Prompt: Reproduce exactly, and nothing else, the lines from the one that contains "Generate a Python" through the one that contains "x2=alt.value(1130), y=alt.value(-55), y2=alt.value(455))". Leave the pictures out.

Records for the exercise:
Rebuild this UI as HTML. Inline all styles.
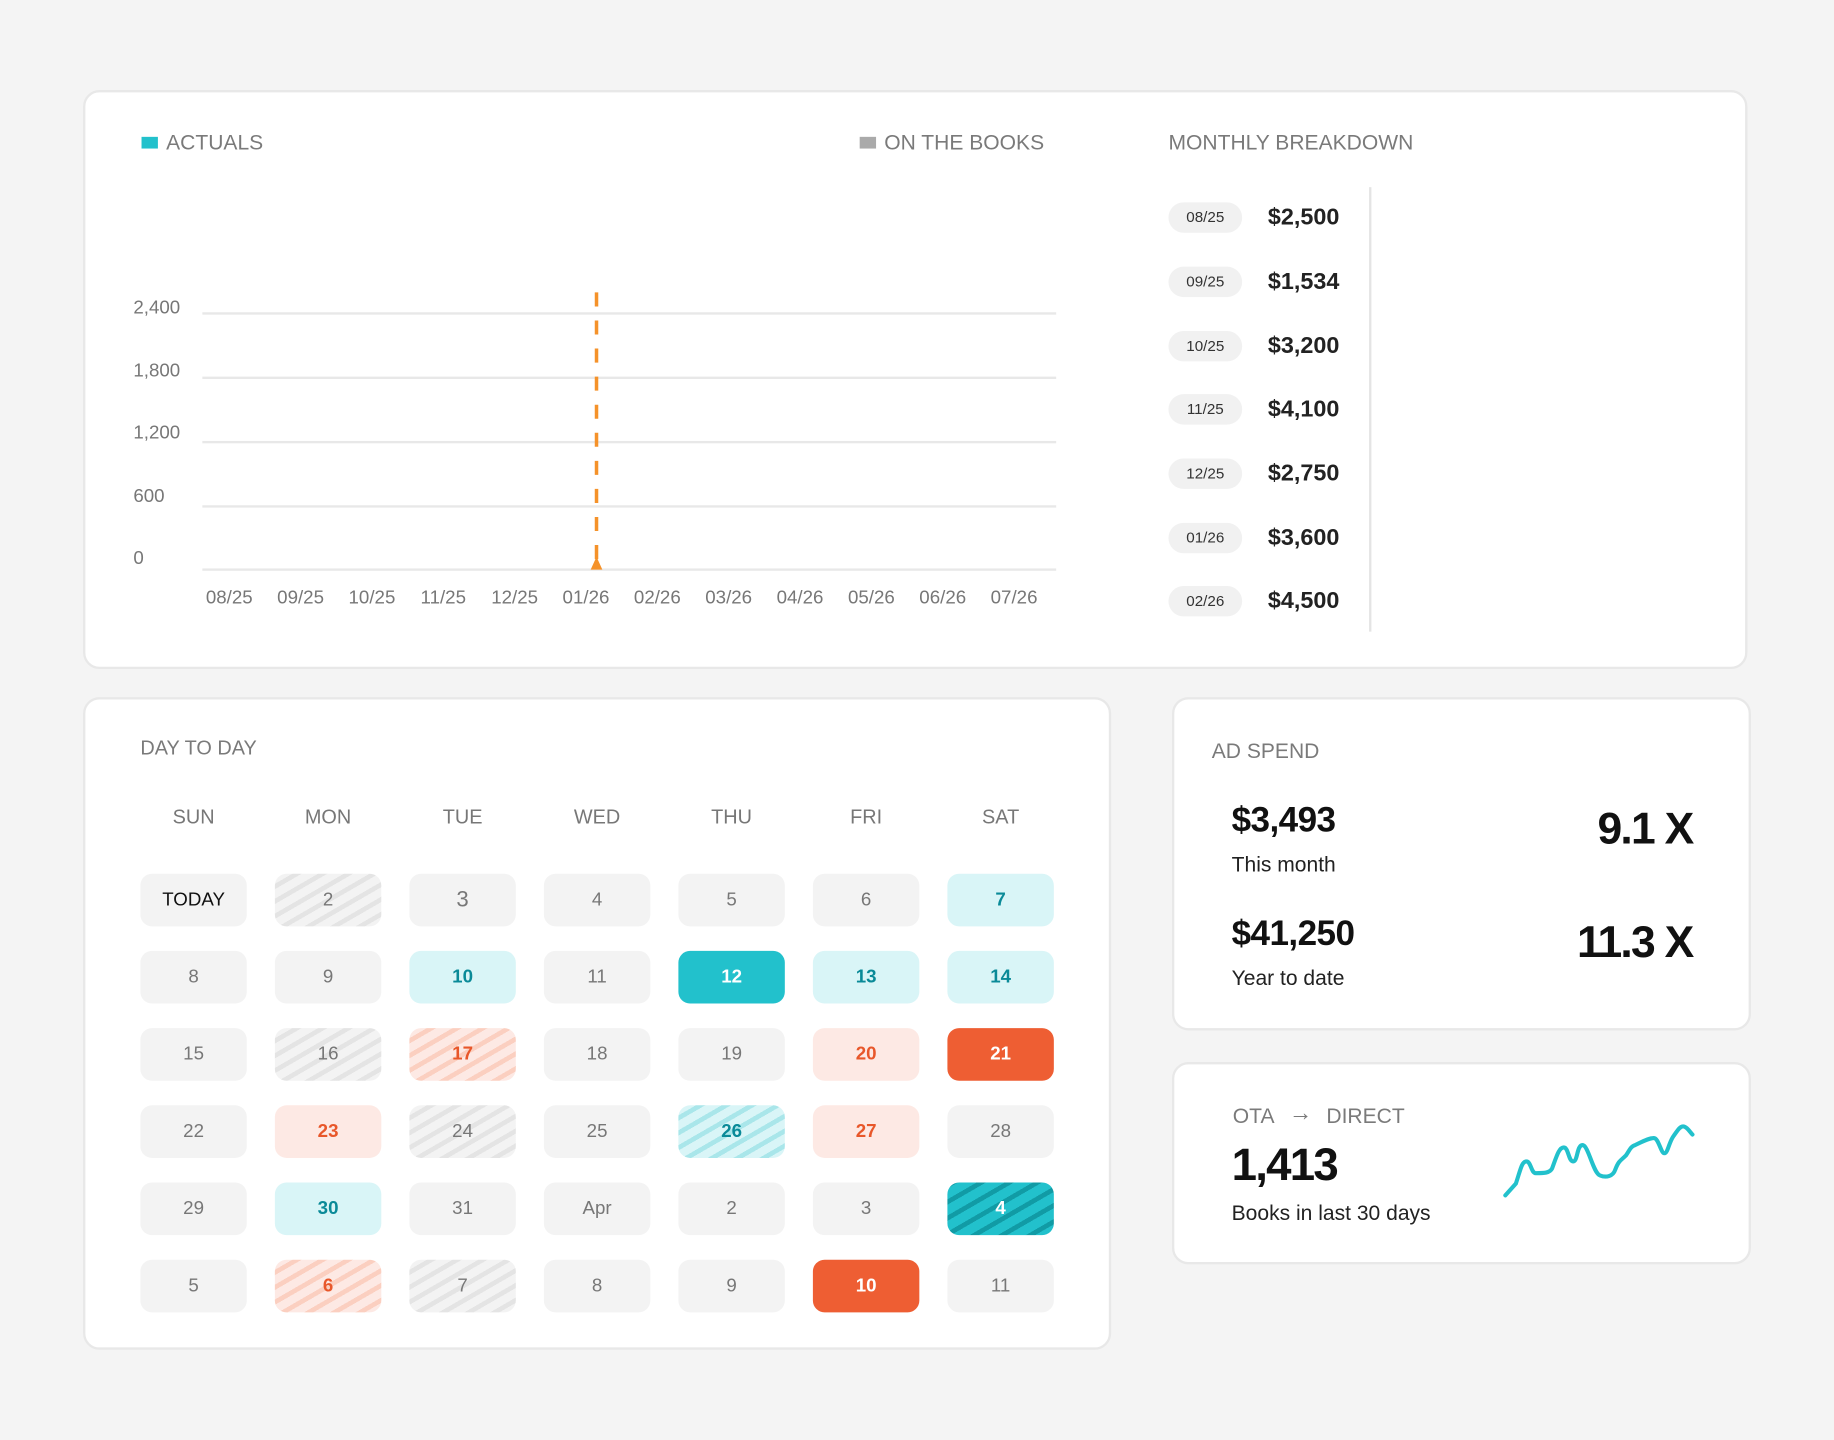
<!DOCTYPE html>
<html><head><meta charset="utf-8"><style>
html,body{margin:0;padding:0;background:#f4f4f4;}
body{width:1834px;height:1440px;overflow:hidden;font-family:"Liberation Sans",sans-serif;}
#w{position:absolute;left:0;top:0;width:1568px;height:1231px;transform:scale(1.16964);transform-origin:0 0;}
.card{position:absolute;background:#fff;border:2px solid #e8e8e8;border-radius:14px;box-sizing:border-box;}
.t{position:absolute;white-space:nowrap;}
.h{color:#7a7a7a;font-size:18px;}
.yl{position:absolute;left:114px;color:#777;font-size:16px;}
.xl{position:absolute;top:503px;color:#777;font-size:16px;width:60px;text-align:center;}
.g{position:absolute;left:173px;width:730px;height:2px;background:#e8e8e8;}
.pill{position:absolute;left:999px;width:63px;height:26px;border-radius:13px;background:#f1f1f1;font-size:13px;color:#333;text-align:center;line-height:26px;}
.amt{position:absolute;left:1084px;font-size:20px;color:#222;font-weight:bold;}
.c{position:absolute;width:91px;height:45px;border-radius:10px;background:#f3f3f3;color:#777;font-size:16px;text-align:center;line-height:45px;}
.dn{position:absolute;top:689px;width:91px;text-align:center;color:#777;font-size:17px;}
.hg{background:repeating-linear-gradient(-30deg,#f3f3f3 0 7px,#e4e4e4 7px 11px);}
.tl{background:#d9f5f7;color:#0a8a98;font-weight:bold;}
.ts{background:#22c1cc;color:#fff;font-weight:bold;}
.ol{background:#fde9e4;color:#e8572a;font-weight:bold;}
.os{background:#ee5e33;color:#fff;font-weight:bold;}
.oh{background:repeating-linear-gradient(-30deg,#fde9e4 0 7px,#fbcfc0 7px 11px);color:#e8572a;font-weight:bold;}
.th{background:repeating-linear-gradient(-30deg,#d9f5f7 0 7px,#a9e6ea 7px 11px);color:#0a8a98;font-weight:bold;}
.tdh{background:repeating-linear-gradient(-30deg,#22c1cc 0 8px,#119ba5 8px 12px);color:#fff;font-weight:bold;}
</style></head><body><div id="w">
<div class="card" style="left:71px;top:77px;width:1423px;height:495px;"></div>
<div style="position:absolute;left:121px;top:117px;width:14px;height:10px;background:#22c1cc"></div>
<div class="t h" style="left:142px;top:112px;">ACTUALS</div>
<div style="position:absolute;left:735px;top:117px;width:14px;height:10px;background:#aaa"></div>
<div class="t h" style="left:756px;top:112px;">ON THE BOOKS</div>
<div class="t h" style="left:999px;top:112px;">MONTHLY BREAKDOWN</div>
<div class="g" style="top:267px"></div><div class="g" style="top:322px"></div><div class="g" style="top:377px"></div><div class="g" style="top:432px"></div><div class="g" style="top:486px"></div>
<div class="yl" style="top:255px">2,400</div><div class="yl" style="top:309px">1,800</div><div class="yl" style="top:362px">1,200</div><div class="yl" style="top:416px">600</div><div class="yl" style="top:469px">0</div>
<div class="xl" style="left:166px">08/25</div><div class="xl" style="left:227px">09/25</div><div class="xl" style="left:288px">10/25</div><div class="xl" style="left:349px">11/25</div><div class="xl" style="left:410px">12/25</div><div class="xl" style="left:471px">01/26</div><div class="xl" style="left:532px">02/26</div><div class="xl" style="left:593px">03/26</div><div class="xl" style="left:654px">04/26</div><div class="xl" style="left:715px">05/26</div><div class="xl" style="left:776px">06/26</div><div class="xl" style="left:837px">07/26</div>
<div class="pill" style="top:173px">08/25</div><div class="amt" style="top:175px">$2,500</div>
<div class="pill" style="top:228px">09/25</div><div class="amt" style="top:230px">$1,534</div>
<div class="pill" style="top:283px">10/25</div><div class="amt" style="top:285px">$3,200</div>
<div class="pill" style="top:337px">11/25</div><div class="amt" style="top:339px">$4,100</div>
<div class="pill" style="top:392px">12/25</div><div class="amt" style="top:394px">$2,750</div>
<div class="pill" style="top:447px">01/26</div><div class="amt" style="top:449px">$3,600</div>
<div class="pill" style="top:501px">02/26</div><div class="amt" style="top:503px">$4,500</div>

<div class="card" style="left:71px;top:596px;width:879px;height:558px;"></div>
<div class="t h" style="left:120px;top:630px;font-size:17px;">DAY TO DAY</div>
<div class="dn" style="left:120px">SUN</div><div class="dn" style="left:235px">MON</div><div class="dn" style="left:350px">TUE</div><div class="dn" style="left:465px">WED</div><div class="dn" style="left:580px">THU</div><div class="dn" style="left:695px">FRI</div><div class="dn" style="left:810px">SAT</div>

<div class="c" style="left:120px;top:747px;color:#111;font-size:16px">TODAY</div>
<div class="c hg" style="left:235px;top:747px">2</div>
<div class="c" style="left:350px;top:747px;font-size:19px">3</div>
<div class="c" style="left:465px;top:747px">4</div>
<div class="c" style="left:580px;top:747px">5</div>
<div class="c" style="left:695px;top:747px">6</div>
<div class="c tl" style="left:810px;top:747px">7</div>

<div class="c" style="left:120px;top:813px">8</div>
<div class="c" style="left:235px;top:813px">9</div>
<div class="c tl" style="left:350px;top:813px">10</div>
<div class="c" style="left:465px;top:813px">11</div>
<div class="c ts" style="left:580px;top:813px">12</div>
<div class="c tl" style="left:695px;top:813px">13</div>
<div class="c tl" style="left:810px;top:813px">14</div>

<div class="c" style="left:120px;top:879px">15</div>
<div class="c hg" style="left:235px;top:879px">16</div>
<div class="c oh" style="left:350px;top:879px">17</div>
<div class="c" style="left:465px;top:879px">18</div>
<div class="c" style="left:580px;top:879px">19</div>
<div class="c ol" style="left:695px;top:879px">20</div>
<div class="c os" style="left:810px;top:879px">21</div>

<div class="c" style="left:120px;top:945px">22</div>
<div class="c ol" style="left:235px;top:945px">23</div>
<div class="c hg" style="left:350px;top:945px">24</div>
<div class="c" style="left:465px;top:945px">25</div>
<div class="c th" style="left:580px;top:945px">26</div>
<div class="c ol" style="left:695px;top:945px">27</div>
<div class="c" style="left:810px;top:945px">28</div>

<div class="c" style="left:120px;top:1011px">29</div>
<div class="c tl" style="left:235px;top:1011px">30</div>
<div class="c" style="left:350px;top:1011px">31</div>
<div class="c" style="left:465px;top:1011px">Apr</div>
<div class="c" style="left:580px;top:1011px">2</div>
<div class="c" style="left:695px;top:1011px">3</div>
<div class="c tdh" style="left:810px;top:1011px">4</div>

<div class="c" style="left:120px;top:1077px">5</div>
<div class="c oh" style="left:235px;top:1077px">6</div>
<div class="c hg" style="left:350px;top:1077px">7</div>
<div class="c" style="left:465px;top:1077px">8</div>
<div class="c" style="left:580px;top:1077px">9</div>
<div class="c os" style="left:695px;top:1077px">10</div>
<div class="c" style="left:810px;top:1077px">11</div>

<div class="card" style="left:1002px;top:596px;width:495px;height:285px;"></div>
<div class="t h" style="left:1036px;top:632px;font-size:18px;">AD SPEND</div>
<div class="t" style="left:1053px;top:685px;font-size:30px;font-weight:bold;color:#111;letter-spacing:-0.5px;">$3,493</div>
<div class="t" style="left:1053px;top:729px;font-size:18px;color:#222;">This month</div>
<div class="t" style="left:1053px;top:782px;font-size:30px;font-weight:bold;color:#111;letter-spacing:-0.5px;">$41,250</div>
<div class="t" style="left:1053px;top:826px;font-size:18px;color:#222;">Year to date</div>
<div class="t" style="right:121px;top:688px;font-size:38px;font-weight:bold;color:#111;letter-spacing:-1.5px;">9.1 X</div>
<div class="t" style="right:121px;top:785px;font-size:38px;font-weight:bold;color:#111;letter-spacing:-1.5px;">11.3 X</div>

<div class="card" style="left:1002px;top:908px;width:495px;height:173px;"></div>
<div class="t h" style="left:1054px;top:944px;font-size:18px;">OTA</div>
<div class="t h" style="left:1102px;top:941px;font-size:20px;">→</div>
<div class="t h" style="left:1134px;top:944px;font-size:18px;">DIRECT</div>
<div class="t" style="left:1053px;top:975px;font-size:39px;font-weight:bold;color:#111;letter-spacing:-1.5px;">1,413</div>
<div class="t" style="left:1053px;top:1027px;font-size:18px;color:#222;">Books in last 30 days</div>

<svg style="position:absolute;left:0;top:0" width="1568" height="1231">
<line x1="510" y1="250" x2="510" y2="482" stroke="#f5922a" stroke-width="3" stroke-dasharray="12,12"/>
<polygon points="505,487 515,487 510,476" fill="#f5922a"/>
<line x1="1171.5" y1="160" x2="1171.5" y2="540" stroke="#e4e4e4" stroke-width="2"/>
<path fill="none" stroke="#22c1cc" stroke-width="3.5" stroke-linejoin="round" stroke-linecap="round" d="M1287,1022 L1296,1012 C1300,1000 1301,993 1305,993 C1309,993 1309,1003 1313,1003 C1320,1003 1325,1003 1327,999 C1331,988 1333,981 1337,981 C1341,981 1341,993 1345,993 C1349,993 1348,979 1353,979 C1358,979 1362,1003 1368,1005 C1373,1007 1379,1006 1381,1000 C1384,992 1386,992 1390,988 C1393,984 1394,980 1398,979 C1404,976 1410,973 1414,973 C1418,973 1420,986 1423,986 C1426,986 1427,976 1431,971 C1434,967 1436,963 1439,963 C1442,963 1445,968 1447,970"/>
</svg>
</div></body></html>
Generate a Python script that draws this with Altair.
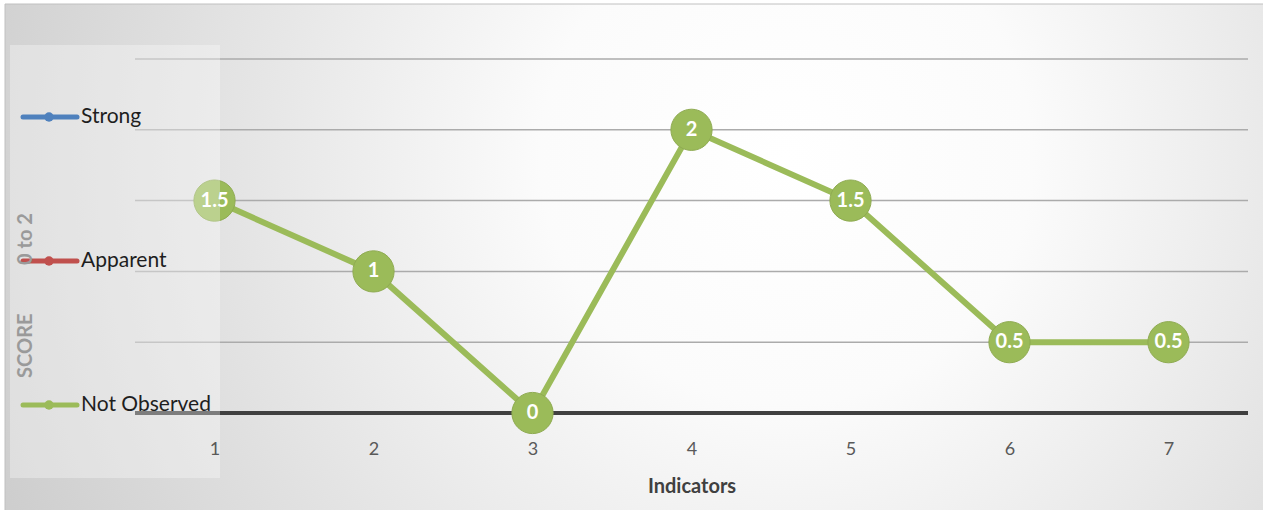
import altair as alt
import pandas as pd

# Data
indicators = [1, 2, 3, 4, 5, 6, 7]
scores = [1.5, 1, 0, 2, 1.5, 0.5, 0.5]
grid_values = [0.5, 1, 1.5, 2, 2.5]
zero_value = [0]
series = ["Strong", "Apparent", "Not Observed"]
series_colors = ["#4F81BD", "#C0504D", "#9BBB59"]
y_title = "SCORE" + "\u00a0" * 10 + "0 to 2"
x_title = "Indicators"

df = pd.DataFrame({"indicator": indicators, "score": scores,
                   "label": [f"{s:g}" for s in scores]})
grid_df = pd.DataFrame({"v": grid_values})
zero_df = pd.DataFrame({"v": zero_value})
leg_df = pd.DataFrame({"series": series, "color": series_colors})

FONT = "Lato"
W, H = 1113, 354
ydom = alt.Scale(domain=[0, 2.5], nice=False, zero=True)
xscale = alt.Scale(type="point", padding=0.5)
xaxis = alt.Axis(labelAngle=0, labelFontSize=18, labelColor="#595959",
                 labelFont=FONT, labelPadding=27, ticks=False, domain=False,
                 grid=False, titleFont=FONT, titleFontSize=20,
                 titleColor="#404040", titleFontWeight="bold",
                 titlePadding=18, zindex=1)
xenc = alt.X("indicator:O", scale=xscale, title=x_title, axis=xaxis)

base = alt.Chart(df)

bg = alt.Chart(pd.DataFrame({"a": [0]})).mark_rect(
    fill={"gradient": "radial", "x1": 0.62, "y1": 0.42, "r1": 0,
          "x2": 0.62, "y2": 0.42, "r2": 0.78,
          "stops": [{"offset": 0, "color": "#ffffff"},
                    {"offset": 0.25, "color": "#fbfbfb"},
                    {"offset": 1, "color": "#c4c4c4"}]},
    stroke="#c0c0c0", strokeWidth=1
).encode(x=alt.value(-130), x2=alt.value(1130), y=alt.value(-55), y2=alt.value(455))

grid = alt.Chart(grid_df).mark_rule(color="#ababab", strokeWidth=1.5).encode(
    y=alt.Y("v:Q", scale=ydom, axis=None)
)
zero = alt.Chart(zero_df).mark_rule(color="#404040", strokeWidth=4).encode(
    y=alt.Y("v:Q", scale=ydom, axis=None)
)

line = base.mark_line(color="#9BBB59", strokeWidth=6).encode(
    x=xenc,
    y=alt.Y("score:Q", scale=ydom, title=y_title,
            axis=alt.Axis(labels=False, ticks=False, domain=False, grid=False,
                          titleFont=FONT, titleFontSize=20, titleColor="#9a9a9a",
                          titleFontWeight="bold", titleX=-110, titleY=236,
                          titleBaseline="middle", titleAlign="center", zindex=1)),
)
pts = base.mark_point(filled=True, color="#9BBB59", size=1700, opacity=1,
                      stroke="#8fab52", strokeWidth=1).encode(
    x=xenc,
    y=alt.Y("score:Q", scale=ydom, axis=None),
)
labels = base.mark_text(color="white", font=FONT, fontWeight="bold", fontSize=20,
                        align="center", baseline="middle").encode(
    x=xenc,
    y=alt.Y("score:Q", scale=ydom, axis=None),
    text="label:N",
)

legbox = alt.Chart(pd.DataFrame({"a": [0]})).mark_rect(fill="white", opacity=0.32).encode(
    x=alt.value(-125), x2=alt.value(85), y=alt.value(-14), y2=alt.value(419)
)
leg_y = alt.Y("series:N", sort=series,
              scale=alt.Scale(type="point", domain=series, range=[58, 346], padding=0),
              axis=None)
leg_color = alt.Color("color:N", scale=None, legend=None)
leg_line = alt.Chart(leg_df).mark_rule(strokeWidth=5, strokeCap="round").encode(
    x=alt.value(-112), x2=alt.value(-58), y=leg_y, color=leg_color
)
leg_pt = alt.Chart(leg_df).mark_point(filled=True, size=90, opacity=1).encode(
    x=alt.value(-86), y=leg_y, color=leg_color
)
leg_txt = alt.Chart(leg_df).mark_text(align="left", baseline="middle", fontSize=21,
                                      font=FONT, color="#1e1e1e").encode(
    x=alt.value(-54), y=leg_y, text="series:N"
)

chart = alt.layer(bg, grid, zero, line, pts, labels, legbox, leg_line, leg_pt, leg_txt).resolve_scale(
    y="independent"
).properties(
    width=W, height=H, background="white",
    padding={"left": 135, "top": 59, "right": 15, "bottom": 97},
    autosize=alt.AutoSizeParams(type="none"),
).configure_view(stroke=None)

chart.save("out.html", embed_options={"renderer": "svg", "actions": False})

Written response:
Generate a Python script that draws this with Altair.
import altair as alt
import pandas as pd

# Data
indicators = [1, 2, 3, 4, 5, 6, 7]
scores = [1.5, 1, 0, 2, 1.5, 0.5, 0.5]
grid_values = [0.5, 1, 1.5, 2, 2.5]
zero_value = [0]
series = ["Strong", "Apparent", "Not Observed"]
series_colors = ["#4F81BD", "#C0504D", "#9BBB59"]
y_title = "SCORE" + "\u00a0" * 10 + "0 to 2"
x_title = "Indicators"

df = pd.DataFrame({"indicator": indicators, "score": scores,
                   "label": [f"{s:g}" for s in scores]})
grid_df = pd.DataFrame({"v": grid_values})
zero_df = pd.DataFrame({"v": zero_value})
leg_df = pd.DataFrame({"series": series, "color": series_colors})

FONT = "Lato"
W, H = 1113, 354
ydom = alt.Scale(domain=[0, 2.5], nice=False, zero=True)
xscale = alt.Scale(type="point", padding=0.5)
xaxis = alt.Axis(labelAngle=0, labelFontSize=18, labelColor="#595959",
                 labelFont=FONT, labelPadding=27, ticks=False, domain=False,
                 grid=False, titleFont=FONT, titleFontSize=20,
                 titleColor="#404040", titleFontWeight="bold",
                 titlePadding=18, zindex=1)
xenc = alt.X("indicator:O", scale=xscale, title=x_title, axis=xaxis)

base = alt.Chart(df)

bg = alt.Chart(pd.DataFrame({"a": [0]})).mark_rect(
    fill={"gradient": "radial", "x1": 0.62, "y1": 0.42, "r1": 0,
          "x2": 0.62, "y2": 0.42, "r2": 0.78,
          "stops": [{"offset": 0, "color": "#ffffff"},
                    {"offset": 0.25, "color": "#fbfbfb"},
                    {"offset": 1, "color": "#c4c4c4"}]},
    stroke="#c0c0c0", strokeWidth=1
).encode(x=alt.value(-130), x2=alt.value(1130), y=alt.value(-55), y2=alt.value(455))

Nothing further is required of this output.